Шрифт:
Закладка:
Однажды Алексей Александрович имел доверительный разговор с моим отцом, он хотел привлечь его к работе в Иностранной Комиссии Союза. Это не состоялось, но поговорить по душам – поговорили о возможности политических послаблений, надобность которых была, казалось бы, очевидна. Однако в назидание отцу Сурков рассказал ему историю из своего опыта. Выступал он с высокой трибуны, за спиной у него сидел правительственный президиум. «Попробовал я о послаблениях заикнуться, – говорил Сурков, – и хребтом почувствовал подувший на меня леденящий холод». Больше об этом он уже не заговаривал публично и отцу советовал не делать попыток в том же направлении. Таков на моей памяти еще один пример того, как неглупый, понимающий обстановку человек сложил оружие, ощутив неосуществимость благих намерений.
Почему же власти упорствовали? Воля властей венчает напор общих настроений. К властям, туда и обратно, в обе стороны, ведёт муравьиная тропа, цепочка интересов и мнений. Всякая власть, даже диктаторская, – ставленница. Сила Сталина проявилась в том, что он создал свои кадры. А кто, как один человек, поднялись в ответ на здравицу Хрущеву в том же зале, где Хрущев поносил здравицы Сталину? Хрущевцы! Консультант Брежнева, наш четвертый директор Бердников, мне говорил, что от каждого члена Политбюро ведёт на места цепочка личной взаимозависимости. В годы перестройки из-за кулис маршем демократии дирижировали горбачевцы, затем приступила к большому грабежу ельцинская разветвленная «семья». Что при Сталине, что после Сталина, в хрущевские и последующие времена, высшее руководство руководило голосами и прислушивалось к идущим снизу голосам. С романом Пастернака творилось то же самое, и Сурков оказался в положении бродяги Чарли. Помните попытку смешного человечка влезть в переполненный трамвай? Неудержимая толпа вносит, а затем, хочет того человечек или не хочет, выносит его из битком набитого вагона. Главу писательской массы несла волна завистливой ненависти к получившему наипрестижнейшую премию.

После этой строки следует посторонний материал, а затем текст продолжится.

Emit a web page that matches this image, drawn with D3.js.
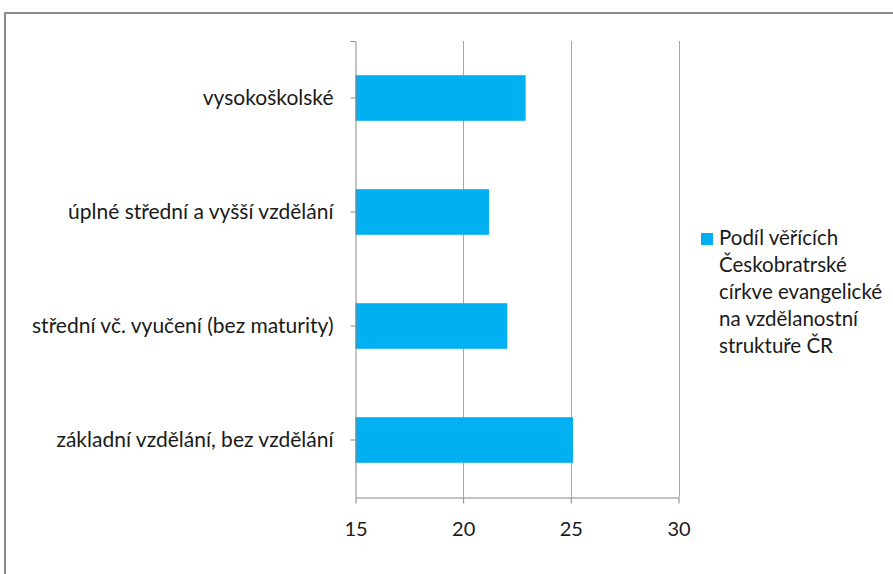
<!DOCTYPE html>
<html>
<head>
<meta charset="utf-8">
<script src="https://cdn.jsdelivr.net/npm/d3@7"></script>
<style>
  body { margin: 0; background: #fff; }
  svg text { font-family: Lato, "Open Sans", sans-serif; fill: #1a1a1a; }
</style>
</head>
<body>
<svg id="chart" width="893" height="574"></svg>
<script>
// categories top to bottom
var categories = [
  "vysokoškolské",
  "úplné střední a vyšší vzdělání",
  "střední vč. vyučení (bez maturity)",
  "základní vzdělání, bez vzdělání"
];
var values = [22.9, 21.2, 22.05, 25.1];
var xTicks = [15, 20, 25, 30];
var legendLines = ["Podíl věřících", "Českobratrské", "církve evangelické", "na vzdělanostní", "struktuře ČR"];

var svg = d3.select("#chart");

// outer frame of the chart (cut off on the right and bottom)
svg.append("rect")
  .attr("x", 5).attr("y", 13)
  .attr("width", 900).attr("height", 580)
  .attr("fill", "#fff")
  .attr("stroke", "#8a8a8a")
  .attr("stroke-width", 2);

var plotLeft = 355.5, plotRight = 678.5, plotTop = 41, plotBottom = 497;

var x = d3.scaleLinear().domain([15, 30]).range([plotLeft, plotRight]);
var y = d3.scaleBand().domain(categories).range([plotTop, plotBottom])
  .paddingInner(0.6).paddingOuter(0.3);

// vertical gridlines
svg.append("g").selectAll("line")
  .data(xTicks.slice(1))
  .enter().append("line")
  .attr("x1", function(d){ return Math.round(x(d)) + 0.5 })
  .attr("x2", function(d){ return Math.round(x(d)) + 0.5 })
  .attr("y1", plotTop).attr("y2", plotBottom)
  .attr("stroke", "#a6a6a6");

// bars
svg.append("g").selectAll("rect")
  .data(values)
  .enter().append("rect")
  .attr("x", x(15))
  .attr("y", function(d, i){ return y(categories[i]) })
  .attr("width", function(d){ return x(d) - x(15) })
  .attr("height", y.bandwidth())
  .attr("fill", "#00b0f0");

// y axis
var yAxis = d3.axisLeft(y).tickSizeInner(5).tickSizeOuter(0).tickPadding(17);
var gy = svg.append("g")
  .attr("transform", "translate(" + plotLeft + ",0)")
  .call(yAxis);
// small end tick at the top of the category axis
gy.append("line")
  .attr("x1", -5).attr("x2", 0)
  .attr("y1", plotTop + 0.5).attr("y2", plotTop + 0.5);

// x axis
var xAxis = d3.axisBottom(x).tickValues(xTicks).tickSizeInner(6).tickSizeOuter(0).tickPadding(18);
var gx = svg.append("g")
  .attr("transform", "translate(0," + (plotBottom + 0.5) + ")")
  .call(xAxis);

[gy, gx].forEach(function(g){
  g.selectAll("path, line").attr("stroke", "#868686");
  g.selectAll("text").style("font-size", "21px").attr("fill", "#1a1a1a");
});
gx.selectAll("text").style("font-size", "20px");

// legend
var legend = svg.append("g").attr("transform", "translate(701,233)");
legend.append("rect")
  .attr("width", 12).attr("height", 12)
  .attr("fill", "#00b0f0");
legend.selectAll("text")
  .data(legendLines)
  .enter().append("text")
  .attr("x", 18)
  .attr("y", function(d, i){ return 12 + i * 27 })
  .style("font-size", "20.5px")
  .text(function(d){ return d });
</script>
</body>
</html>
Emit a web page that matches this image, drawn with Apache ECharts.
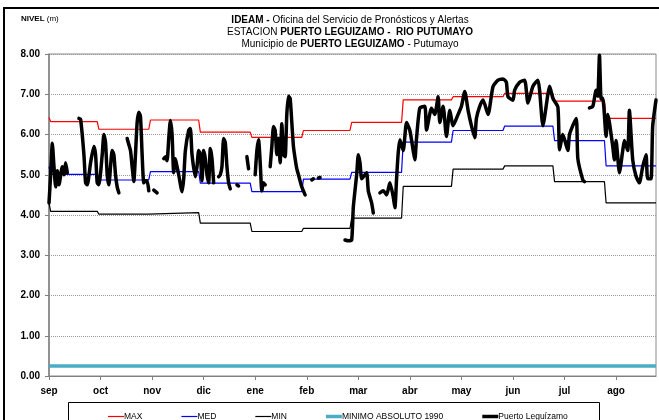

Со временем стало известно, что принявший решение о запрещении «Доктора Живаго» Хрущев романа не читал, как не читал и Альбер Камю, выдвинувший Пастернака на премию. Но и Никита Сергеевич, и Альбер Камю прислушивались к тем, кто читал. В хрущевском окружении читал не один Сурков. Это не оправдывает ни Суркова, ни Хрущева, однако дает представление о том, что происходило: каждый из причастных преследовал свой интерес под знаком охраны нашего отечества от идеологических врагов.
«Всей этой кутерьмы не случилось бы, если бы у советских редакторов хватило разума опубликовать эту книгу», – слова самого Пастернака поставил эпиграфом к своей книге «Отмытый роман Пастернака» Иван Толстой. У него же показано, по-моему, вполне убедительно: автор романа, действуя стратегически, и провоцировал кутерьму. Не будь кутерьмы, получил бы он Нобелевскую премию? Разве что не читавшие Достоевского могут исключать такое допущение. Преследуемый поэт – вариант Верховенского-старшего, которому льстила репутация гонимого. Скандал, возбужденный «Доктором Живаго», стал политическим событием мирового масштаба. В раздувании скандала нашло себе применение несметное число людей.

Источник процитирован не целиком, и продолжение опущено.